Поэзия Константина Бальмонта началась для меня с его стихотворения 1894 года "Я мечтою ловил уходящие тени...", которое я прочитала в 21 год, до своего поступления в Литературный институт, в хрестоматии "Русская литература ХХ века, дооктябрьский период". Там было много его стихов, но мне больше всего понравилось это, в котором поэт всходил на какую-то башню по скрипучим ступеням, которые дрожали у него под ногами. Оно очаровало и заворожило меня настолько, что я не могла оторваться от него и все читала и читала его и хотела понять, в чем секрет, в чем тайна этого стихотворения, которое так очаровывает и завораживает меня:
Я мечтою ловил уходящие тени,
Уходящие тени погасавшего дня,
Я на башню всходил, и дрожали ступени,
И дрожали ступени под ногой у меня.
И чем выше я шел, тем ясней рисовались,
Тем ясней рисовались очертанья вдали,
И какие-то звуки вдали раздавались,
Вкруг меня раздавались от небес и земли.
Чем я выше всходил, тем светлее сверкали,
Тем светлее сверкали выси дремлющих гор...
Чем я дольше читала это стихотворение, тем я выше всходила на горы поэзии Бальмонта и на некую высокую гору вообще поэзии, на Олимп, по символической лестнице, и каждая строка стихотворения была для меня ступенью, по которой я всходила туда. И кончалась одна ступень, и начиналась другая, и последние слова одной строки становились первыми словами новой, как дощечки той лестницы, по которой я поднималась... "И дрожали ступени под ногой у меня..." И голова у меня кружилась, и дух у меня захватывало от той высокой высоты, на которую я всходила...
Профессор Литинститута В. Богданов потом в течение пяти курсов цитировал студентам на лекциях по теории литературы две вот такие строки Бальмонта:
Хочу быть дерзким, хочу быть смелым,
Хочу одежды с тебя сорвать...
И Бальмонт виделся мне таким вот "смелым" и "дерзким" в своей поэзии поэтом, не потому что он мог сорвать одежды со своей дамы (в жизни он, может быть, как раз стеснялся делать это, так я думаю, то есть думала в студентках), а потому, что он мог написать о том, как он хочет сделать это.

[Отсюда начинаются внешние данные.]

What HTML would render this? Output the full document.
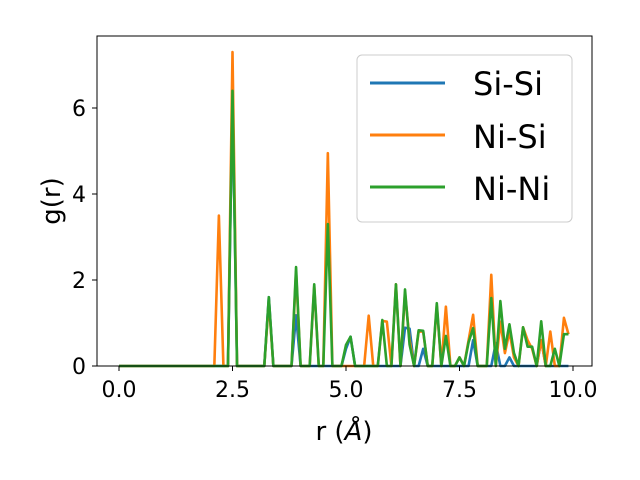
<!DOCTYPE html>
<html><head><meta charset="utf-8"><style>
html,body{margin:0;padding:0;background:#fff}
svg{display:block;font-family:"DejaVu Sans","Liberation Sans",sans-serif}
</style></head><body>
<svg id="chart" width="640" height="480" viewBox="0 0 640 480" xmlns="http://www.w3.org/2000/svg">
<rect width="640" height="480" fill="#fff"/>
<g id="series"></g>
<rect x="97" y="36" width="495" height="330" fill="none" stroke="#000" stroke-width="1"/>
<g id="xticks"></g>
<g id="yticks"></g>
<text x="60" y="201" font-size="26" text-anchor="middle" transform="rotate(-90 60 201)">g(r)</text>
<text x="344" y="440" font-size="26" text-anchor="middle">r (<tspan font-style="italic">Å</tspan>)</text>
<g>
<rect x="357" y="55" width="215" height="167" rx="5" fill="#fff" fill-opacity="0.8" stroke="#ccc"/>
<line x1="370" y1="83" x2="445" y2="83" stroke="#1f77b4" stroke-width="3"/>
<text x="473" y="95" font-size="32">Si-Si</text>
<line x1="370" y1="135" x2="445" y2="135" stroke="#ff7f0e" stroke-width="3"/>
<text x="473" y="148" font-size="32">Ni-Si</text>
<line x1="370" y1="187" x2="445" y2="187" stroke="#2ca02c" stroke-width="3"/>
<text x="473" y="200" font-size="32">Ni-Ni</text>
</g>
</svg>
<script>
const rValues = Array.from({length:100},(_,i)=>+(i*0.1).toFixed(1));
const siSi = [0,0,0,0,0,0,0,0,0,0, 0,0,0,0,0,0,0,0,0,0,
 0,0,0,0,0,6.3,0,0,0,0, 0,0,0,1.6,0,0,0,0,0,1.18,
 0,0,0,0,0,0,0,0,0,0, 0.4,0.68,0,0,0,0,0,0,0,0,
 0,0,0,0.89,0.87,0,0,0.4,0,0, 0,0,0,0,0,0,0,0,0.6,0,
 0,0,0,0.53,0,0,0.2,0,0,0, 0,0,0,0.6,0,0,0,0,0,0];
const niSi = [0,0,0,0,0,0,0,0,0,0, 0,0,0,0,0,0,0,0,0,0,
 0,0,3.5,0,0,7.3,0,0,0,0, 0,0,0,1.5,0,0,0,0,0,2.2,
 0,0,0,1.85,0,0,4.95,0,0,0, 0,0,0,0,0,1.17,0,0,1.05,1.03,
 0,1.9,0,1.7,0.6,0,0.8,0.8,0,0, 1.4,0,1.38,0,0,0.2,0,0.6,1.19,0,
 0,0,2.12,0,1.03,0.3,0.8,0.2,0,0.9, 0.6,0.4,0,0.6,0,0.8,0,0,1.12,0.74];
const niNi = [0,0,0,0,0,0,0,0,0,0, 0,0,0,0,0,0,0,0,0,0,
 0,0,0,0,0,6.4,0,0,0,0, 0,0,0,1.6,0,0,0,0,0,2.3,
 0,0,0,1.9,0,0,3.3,0,0,0, 0.49,0.68,0,0,0,0,0,0,1.07,0,
 0,1.9,0,1.78,0.5,0,0.83,0.82,0,0, 1.46,0,0.7,0,0,0.2,0,0.55,0.88,0,
 0,0,1.58,0,1.51,0.4,0.97,0.3,0,0.9, 0.45,0.45,0,1.04,0,0,0.4,0,0.74,0.74];
const xTicks = [0,2.5,5,7.5,10];
const xTickLabels = ["0.0","2.5","5.0","7.5","10.0"];
const yTicks = [0,2,4,6];
const yTickLabels = ["0","2","4","6"];

const xScale = v => 119 + v*45.4;
const yScale = v => 366 - v*43;
const NS = "http://www.w3.org/2000/svg";
const sg = document.getElementById('series');
function drawSeries(vals, color, name){
  const p = document.createElementNS(NS,'polyline');
  p.setAttribute('points', vals.map((v,i)=>xScale(rValues[i]).toFixed(2)+','+yScale(v).toFixed(2)).join(' '));
  p.setAttribute('fill','none');
  p.setAttribute('stroke',color);
  p.setAttribute('stroke-width','2.6');
  p.setAttribute('stroke-linejoin','round');
  
  
  sg.appendChild(p);
}
drawSeries(siSi,'#1f77b4','line-si-si');
drawSeries(niSi,'#ff7f0e','line-ni-si');
drawSeries(niNi,'#2ca02c','line-ni-ni');
const xg = document.getElementById('xticks');
xTicks.forEach((t,i)=>{
  const x = xScale(t);
  const l = document.createElementNS(NS,'line');
  l.setAttribute('x1',x);l.setAttribute('x2',x);l.setAttribute('y1',366);l.setAttribute('y2',371);
  l.setAttribute('stroke','#000');
  
  
  xg.appendChild(l);
  const tx = document.createElementNS(NS,'text');
  tx.setAttribute('x',x);tx.setAttribute('y',397);tx.setAttribute('font-size','22');tx.setAttribute('text-anchor','middle');
  tx.textContent = xTickLabels[i];
  
  
  xg.appendChild(tx);
});
const yg = document.getElementById('yticks');
yTicks.forEach((t,i)=>{
  const y = yScale(t);
  const l = document.createElementNS(NS,'line');
  l.setAttribute('x1',92);l.setAttribute('x2',97);l.setAttribute('y1',y);l.setAttribute('y2',y);
  l.setAttribute('stroke','#000');
  
  
  yg.appendChild(l);
  const tx = document.createElementNS(NS,'text');
  tx.setAttribute('x',86);tx.setAttribute('y',y+8);tx.setAttribute('font-size','22');tx.setAttribute('text-anchor','end');
  tx.textContent = yTickLabels[i];
  
  
  yg.appendChild(tx);
});
</script>
</body></html>
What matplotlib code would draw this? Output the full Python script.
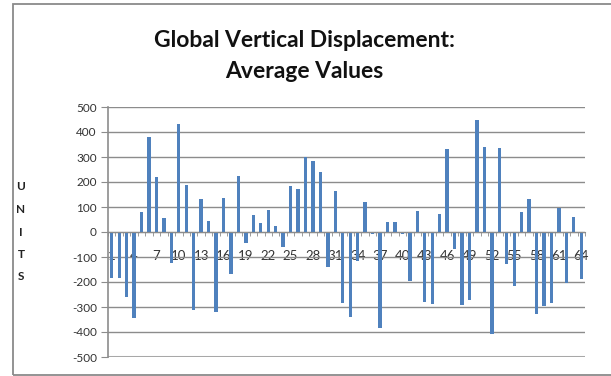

И он стал для меня образцом поэта, который может написать о том, чего он хочет, и который поэтому может подняться по своим ступеням на такую высоту поэзии, на которую могут подняться только великие поэты. Такие, как Есенин, Блок, Гумилёв, Мандельштам, Волошин, Северянин... И как еще один забытый поэт Серебряного века Александр Тиняков, которого я открыла для себя только несколько лет назад и о котором написала эссе (идею которого подкинул мне Юрий Кувалдин, он же и напечатал это эссе в своем журнале "Наша улица", в № 1 за 2005 год, и повесил на сайте журнала в Интернете).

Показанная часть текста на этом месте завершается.